Sustainability was one of four mega-trends observed by the Clorox Co. in 2006 as potential business opportunities.

Consumers’ desire for greener products led the company to launch a new green cleaning brand, acquire Burt’s Bees, and reposition the Brita brand to include a sustainability focus.

“That’s what really drove our focus on sustainability. It was all about growth,” said Clorox CEO Don Krauss. “It was also about being on the right side of the angels.”…

Clorox set goals to reduce greenhouse gas emissions, energy consumption and water use each by 10 percent by 2013, relative to 2007 baselines. Clorox also plans to cut waste by 20 percent. The company is on track to meet the goals, Knauss said, and may even reach the targets a year ahead of schedule. All told, the efforts save the company about $25 million a year.

The company has also committed to green building and replaced its sales fleet with hybrids. Compensation is tied to sustainability performance through an Executive Scorecard. Even its philanthropy arm expanded its focus from K-12 education to improving families and childrens’ wellness.

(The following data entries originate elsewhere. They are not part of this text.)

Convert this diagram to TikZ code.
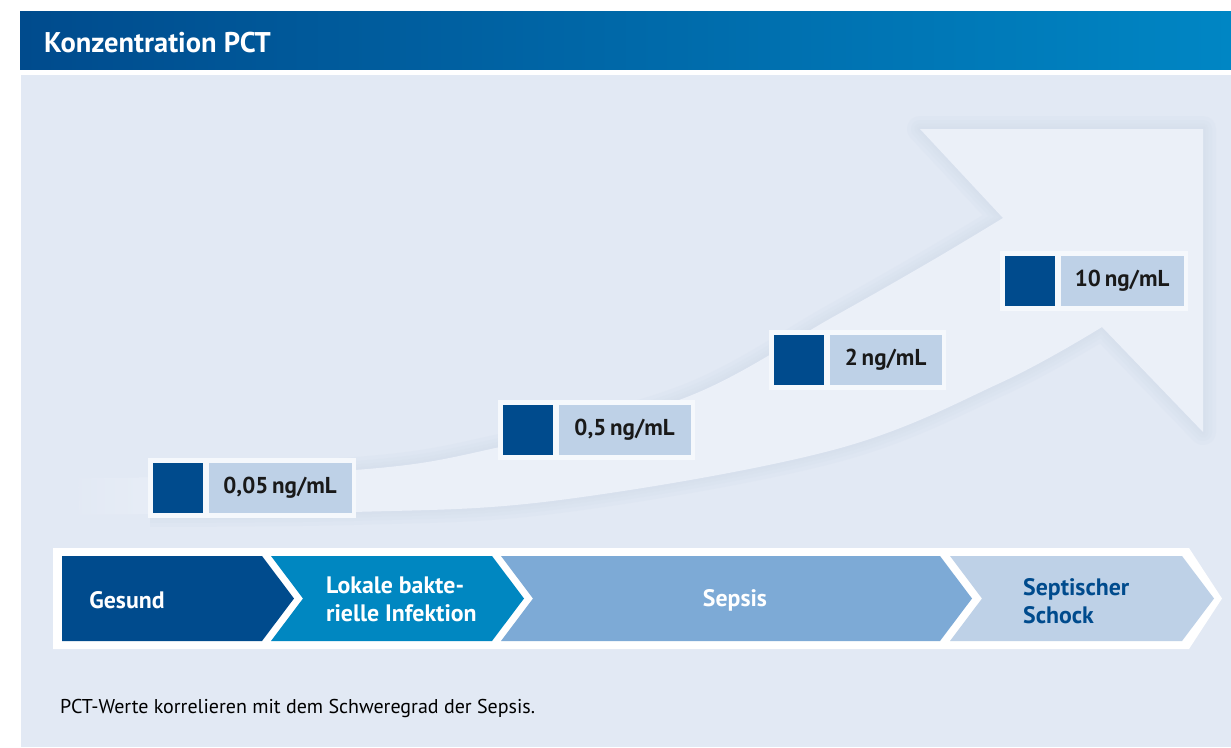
\documentclass[tikz,border=0pt]{standalone}
\usepackage{fontspec}
\setmainfont{PT Sans}
\usepackage{xcolor}
\usepackage{tikz}
\usetikzlibrary{positioning}

\definecolor{pctdark}{RGB}{0,75,141}
\definecolor{pcthead}{RGB}{0,134,196}
\definecolor{pctmid}{RGB}{0,135,193}
\definecolor{pctsepsis}{RGB}{125,170,214}
\definecolor{pctlight}{RGB}{190,209,231}
\definecolor{pctbg}{RGB}{226,233,244}
\definecolor{pctarrow}{RGB}{235,240,248}
\definecolor{pctshade}{RGB}{212,221,235}
\definecolor{pctframe}{RGB}{245,248,252}

\tikzset{
  darksq/.style={fill=pctdark, minimum size=50pt, inner sep=0pt},
  valbox/.style={fill=pctlight, minimum height=50pt, inner sep=0pt,
    font=\bfseries\fontsize{23}{27}\selectfont, text=black!90},
  stagelabel/.style={font=\bfseries\fontsize{23.8}{28}\selectfont, text=white,
    inner sep=0pt, align=left},
}

\def\arrowshape{plot[smooth, tension=0.6] coordinates {(78,479) (355,470) (500,447) (687,397) (833,317) (933,260) (1003,218)}
  -- (920,129) -- (1203,129) -- (1203,432) -- (1102,327)
  -- plot[smooth, tension=0.6] coordinates {(1102,327) (1000,383) (833,450) (560,500) (353,512) (80,514)} -- cycle}

\begin{document}
\begin{tikzpicture}[x=1pt, y=-1pt]
    \useasboundingbox (0,0) rectangle (1231,747);

    % Header bar
    \shade[left color=pctdark, right color=pcthead] (20,11) rectangle (1231,69);
    \node[anchor=base west, inner sep=0pt, text=white, font=\bfseries\fontsize{28.5}{32}\selectfont] (title) at (44,52) {Konzentration PCT};

    % Panel
    \fill[pctbg] (21,75) rectangle (1231,747);

    % Rising arrow, soft edge then fill
    \begin{scope}
        \clip (150,75) rectangle (1231,747);
        \foreach \lw in {26,18,11,5}
            \draw[pctshade, line width=\lw, opacity=0.22, line join=round] \arrowshape;
    \end{scope}
    \fill[pctarrow] \arrowshape;
    \begin{scope}
        \clip \arrowshape;
        \shade[left color=pctbg, right color=pctarrow] (70,440) rectangle (230,540);
    \end{scope}

    % PCT values
    \foreach \x/\y/\w/\val/\n in {153/463/143/{0,05\,ng/mL}/a, 503/405/132/{0,5\,ng/mL}/b, 774/335/112/{2\,ng/mL}/c, 1005/256/123/{10\,ng/mL}/d} {
        \fill[pctframe] (\x-5,\y-5) rectangle (\x+60+\w,\y+55);
        \node[darksq, anchor=north west] (sq\n) at (\x,\y) {};
        \node[valbox, minimum width=\w pt, right=5pt of sq\n] (val\n) {\val};
    }

    % Stages
    \fill[white] (53,548) -- (1189,548) -- (1222,598.5) -- (1189,649) -- (53,649) -- cycle;
    \fill[pctdark] (62,556) -- (262,556) -- (294,598.5) -- (262,641) -- (62,641) -- cycle;
    \fill[pctmid] (271,556) -- (492,556) -- (524,598.5) -- (492,641) -- (271,641) -- (303,598.5) -- cycle;
    \fill[pctsepsis] (501,556) -- (940,556) -- (972,598.5) -- (940,641) -- (501,641) -- (533,598.5) -- cycle;
    \fill[pctlight] (950,556) -- (1182,556) -- (1214,598.5) -- (1182,641) -- (950,641) -- (982,598.5) -- cycle;

    \node[stagelabel] (gesund) at (127,600) {Gesund};
    \node[stagelabel, anchor=west] (lokal) at (326,599) {Lokale bakte-\\rielle Infektion};
    \node[stagelabel] (sepsis) at (735,600) {Sepsis};
    \node[stagelabel, anchor=west, text=pctdark] (schock) at (1023,601) {Septischer\\Schock};

    % Caption
    \node[anchor=base west, inner sep=0pt, font=\fontsize{20}{24}\selectfont] (caption) at (60,713) {PCT-Werte korrelieren mit dem Schweregrad der Sepsis.};
\end{tikzpicture}
\end{document}
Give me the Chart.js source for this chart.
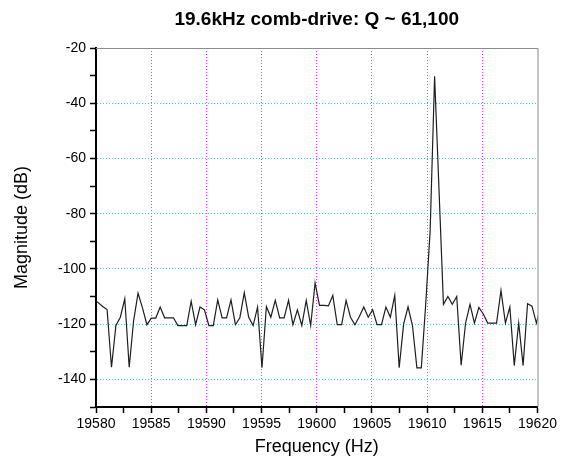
<!DOCTYPE html>
<html>
<head>
<meta charset="utf-8">
<script src="https://cdn.jsdelivr.net/npm/chart.js@4.4.1/dist/chart.umd.min.js"></script>
<style>
  html, body { margin: 0; padding: 0; background: #fff; }
  #wrap { width: 570px; height: 466px; }
</style>
</head>
<body>
<div id="wrap"><canvas id="spectrum" width="570" height="466"></canvas></div>
<script>
// sweep: first bin and bin spacing (Hz)
const freqStart = 19579.8;
const freqStep = 0.401;

// measured magnitude per bin (dB)
const magnitudeDb = [
  -111.0, -112.2, -113.6, -114.7, -135.6, -120.5, -117.5, -110.8, -135.6, -118.7,
  -108.8, -114.1, -120.2, -117.8, -117.8, -113.8, -117.7, -117.7, -117.7, -120.5,
  -120.5, -120.5, -111.7, -120.2, -113.8, -114.8, -120.5, -120.5, -111.2, -117.7,
  -117.7, -111.2, -120.2, -117.7, -108.6, -117.5, -120.5, -113.8, -135.8, -113.6,
  -117.5, -111.4, -117.7, -117.7, -111.4, -120.2, -114.8, -120.5, -111.4, -120.5,
  -105.1, -113.2, -113.2, -113.4, -109.6, -120.2, -120.2, -111.4, -117.5, -120.2,
  -117.2, -113.8, -117.5, -114.8, -120.2, -120.2, -113.8, -117.5, -109.6, -135.8,
  -120.0, -113.7, -120.5, -135.8, -135.8, -112.6, -86.0, -30.2, -71.4, -112.8,
  -110.0, -112.8, -110.0, -134.9, -119.6, -112.8, -119.6, -113.9, -116.3, -119.6,
  -119.6, -119.6, -107.8, -119.6, -113.8, -135.0, -119.6, -135.0, -112.6, -113.5,
  -119.6, -113.2
];

const xRange = [19580, 19620];
const yRange = [-150, -20];
const xGridAt = [19585, 19590, 19595, 19600, 19605, 19610, 19615];
const yGridAt = [-140, -120, -100, -80, -60, -40];

const points = magnitudeDb.map((db, i) => ({ x: freqStart + freqStep * i, y: db }));

const FONT = "'Liberation Sans', Arial, sans-serif";

// gray top/right frame lines
const framePlugin = {
  id: 'frame',
  beforeDatasetsDraw(chart) {
    const { ctx, chartArea: a } = chart;
    ctx.save();
    ctx.strokeStyle = '#8c8c8c';
    ctx.lineWidth = 1;
    ctx.beginPath();
    ctx.moveTo(a.left, a.top + 0.5);
    ctx.lineTo(a.right + 0.5, a.top + 0.5);
    ctx.lineTo(a.right + 0.5, a.bottom);
    ctx.stroke();
    ctx.restore();
  }
};

new Chart(document.getElementById('spectrum'), {
  type: 'line',
  data: {
    datasets: [{
      data: points,
      borderColor: '#1e1e1e',
      borderWidth: 1.2,
      pointRadius: 0,
      tension: 0,
      fill: false
    }]
  },
  options: {
    responsive: false,
    animation: false,
    layout: { padding: { left: 0, right: 32.5, top: 0, bottom: 0 } },
    plugins: {
      legend: { display: false },
      tooltip: { enabled: false },
      title: {
        display: true,
        text: '19.6kHz comb-drive: Q ~ 61,100',
        color: '#000',
        fullSize: false,
        font: { family: FONT, size: 19, weight: 'bold', lineHeight: 1.2 },
        padding: { top: 8, bottom: 17.2 }
      }
    },
    scales: {
      x: {
        type: 'linear',
        min: xRange[0],
        max: xRange[1],
        afterFit(scale) { scale.height = 59; },
        ticks: {
          stepSize: 2.5,
          autoSkip: false,
          maxRotation: 0,
          padding: 3,
          color: '#000',
          font: { family: FONT, size: 14 },
          callback: v => (v % 5 === 0 ? String(v) : '')
        },
        grid: {
          color: c => (xGridAt.includes(c.tick && c.tick.value) ? '#ff30ff' : 'rgba(0,0,0,0)'),
          lineWidth: 1,
          tickColor: '#000',
          tickLength: 6,
          tickWidth: 1.5,
          tickBorderDash: []
        },
        border: { display: true, color: '#000', width: 2, dash: [1, 2] },
        title: {
          display: true,
          text: 'Frequency (Hz)',
          color: '#000',
          font: { family: FONT, size: 18, lineHeight: 1.2 },
          padding: { top: 0, bottom: 8 }
        }
      },
      y: {
        min: yRange[0],
        max: yRange[1],
        afterFit(scale) { scale.width = 96; },
        ticks: {
          stepSize: 10,
          padding: 4,
          color: '#000',
          font: { family: FONT, size: 14 },
          callback: v => (v % 20 === 0 ? String(v) : '')
        },
        grid: {
          color: c => (yGridAt.includes(c.tick && c.tick.value) ? '#30e0e0' : 'rgba(0,0,0,0)'),
          lineWidth: 1,
          tickColor: '#000',
          tickLength: 6,
          tickWidth: 1.5,
          tickBorderDash: []
        },
        border: { display: true, color: '#000', width: 2, dash: [1, 2] },
        title: {
          display: true,
          text: 'Magnitude (dB)',
          color: '#000',
          font: { family: FONT, size: 18, lineHeight: 1.2 },
          padding: { top: 11, bottom: 0 }
        }
      }
    }
  },
  plugins: [framePlugin]
});
</script>
</body>
</html>
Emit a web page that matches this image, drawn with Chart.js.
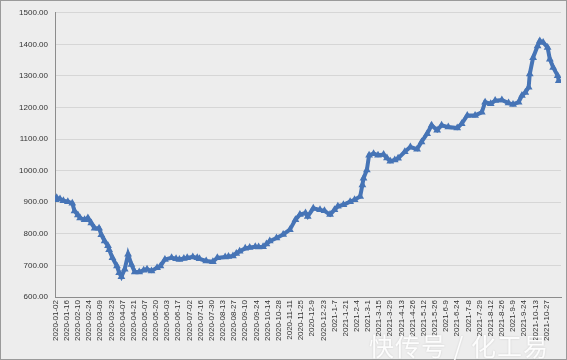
<!DOCTYPE html>
<html>
<head>
<meta charset="utf-8">
<script src="https://cdn.jsdelivr.net/npm/chart.js@4"></script>
<style>
  html, body { margin: 0; padding: 0; background: #fff; }
  #wrap { position: relative; width: 565px; height: 358px; border: 1px solid #9a9a9a; background: #ededed; }
  #mark { position: absolute; left: 368px; top: 326px; font-family: "Noto Sans CJK SC"; font-size: 25px; color: rgba(255,255,255,0.92); letter-spacing: 1px; white-space: nowrap; text-shadow: 0 0 2px rgba(0,0,0,0.15); }
</style>
</head>
<body>
<div id="wrap">
  <canvas id="chartPrecio" width="565" height="358"></canvas>
  <div id="mark">快传号 / 化工易</div>
</div>
<script>
// etiquetas del eje x (una cada 10 dias habiles)
const tickLabels = [
    '2020-01-02', '2020-01-16', '2020-02-10', '2020-02-24', '2020-03-09', '2020-03-23',
    '2020-04-07', '2020-04-21', '2020-05-07', '2020-05-20', '2020-06-03', '2020-06-17',
    '2020-07-02', '2020-07-16', '2020-07-30', '2020-08-13', '2020-08-27', '2020-09-10',
    '2020-09-24', '2020-10-14', '2020-10-28', '2020-11-11', '2020-11-25', '2020-12-9',
    '2020-12-23', '2021-1-7', '2021-1-21', '2021-2-4', '2021-3-1', '2021-3-15',
    '2021-3-29', '2021-4-13', '2021-4-26', '2021-5-12', '2021-5-26', '2021-6-9',
    '2021-6-24', '2021-7-8', '2021-7-29', '2021-8-12', '2021-8-26', '2021-9-9',
    '2021-9-24', '2021-10-13', '2021-10-27'
];

// dia habil (indice) y precio
const dayIndex = [
    0, 1, 4, 7, 11, 15, 17, 20, 22, 26, 29, 32, 35, 39, 41, 44, 47, 48, 51, 55,
    57, 59, 62, 65, 68, 71, 75, 79, 82, 86, 91, 94, 98, 104, 108, 111, 115, 118, 123, 127,
    129, 135, 141, 145, 152, 155, 159, 162, 165, 170, 174, 179, 182, 186, 189, 192, 198, 204, 210, 215,
    219, 224, 226, 231, 237, 241, 246, 250, 253, 258, 264, 268, 273, 275, 276, 279, 281, 285, 289, 294,
    297, 300, 304, 307, 313, 318, 324, 328, 333, 337, 342, 346, 352, 360, 364, 369, 376, 382, 385, 390,
    394, 400, 406, 410, 415, 418, 421, 424, 425, 428, 432, 434, 437, 441, 443, 446, 450, 451
];
const prices = [
    908, 914, 910, 905, 902, 897, 872, 860, 850, 845, 850, 834, 818, 818, 797, 777, 762, 750, 724, 698,
    677, 664, 688, 735, 703, 679, 679, 685, 688, 682, 693, 698, 719, 724, 721, 719, 722, 724, 727, 724,
    721, 714, 712, 724, 727, 728, 730, 738, 745, 754, 757, 759, 758, 759, 768, 777, 787, 798, 813, 845,
    861, 866, 855, 881, 876, 873, 861, 876, 887, 892, 902, 908, 918, 955, 976, 1002, 1049, 1054, 1049, 1051,
    1040, 1030, 1034, 1039, 1060, 1075, 1068, 1091, 1117, 1144, 1128, 1144, 1138, 1135, 1149, 1175, 1175, 1185, 1217, 1212,
    1222, 1224, 1214, 1210, 1217, 1238, 1248, 1264, 1306, 1358, 1395, 1411, 1406, 1390, 1353, 1327, 1301, 1285
];

const colorLinea = '#4674b6';

const puntos = dayIndex.map((d, k) => ({ x: d, y: prices[k] }));

const ctx = document.getElementById('chartPrecio').getContext('2d');
const chartPrecio = new Chart(ctx, {
    type: 'line',
    data: {
        datasets: [{
            label: '价格',
            data: puntos,
            borderColor: colorLinea,
            backgroundColor: colorLinea,
            borderWidth: 4,
            pointStyle: 'triangle',
            pointRadius: 4.5,
            pointBorderWidth: 0,
            tension: 0
        }]
    },
    options: {
        responsive: false,
        animation: false,
        layout: { padding: { left: 4, right: 5, top: 8, bottom: 0 } },
        plugins: {
            legend: { display: false },
            tooltip: { enabled: false }
        },
        scales: {
            x: {
                type: 'linear',
                min: -0.5,
                max: 453,
                afterBuildTicks: function(scale) {
                    scale.ticks = tickLabels.map((l, k) => ({ value: k * 10 }));
                },
                afterFit: function(scale) { scale.height = 62; },
                grid: { display: false, drawTicks: false },
                border: { color: '#8c8c8c', width: 1 },
                ticks: {
                    autoSkip: false,
                    minRotation: 90,
                    maxRotation: 90,
                    padding: 3,
                    color: '#333',
                    font: { family: 'Liberation Sans', size: 8 },
                    callback: function(value) {
                        return tickLabels[Math.round(value / 10)];
                    }
                }
            },
            y: {
                min: 600,
                max: 1500,
                afterFit: function(scale) { scale.width = 50; },
                grid: { color: '#d6d6d6', drawTicks: false },
                border: { color: '#8c8c8c', width: 1 },
                ticks: {
                    stepSize: 100,
                    padding: 7,
                    color: '#333',
                    font: { family: 'Liberation Sans', size: 8 },
                    callback: function(value) {
                        return value.toFixed(2);  // formato 1500.00
                    }
                }
            }
        }
    }
});
</script>
</body>
</html>
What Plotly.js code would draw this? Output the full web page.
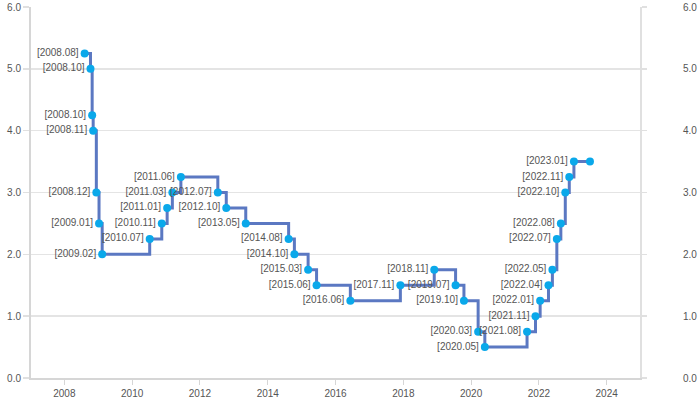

It’s really worth the few additional minutes to read the whole short article, because it gets to the heart of the point I’ve been trying to make with Celebrating Progress; that the more we celebrate business efforts towards sustainability, the more we support them by buying their sustainable products, the more we motivate businesses to continue and expand their efforts.

As Don Krauss says:

Sustainability, he said, shouldn’t be a one-off effort and has the potential to grow the bottom line.

“You have to focus on sustainability as part of the overall strategy of the company,” Knauss said. “It can’t be a hobby.”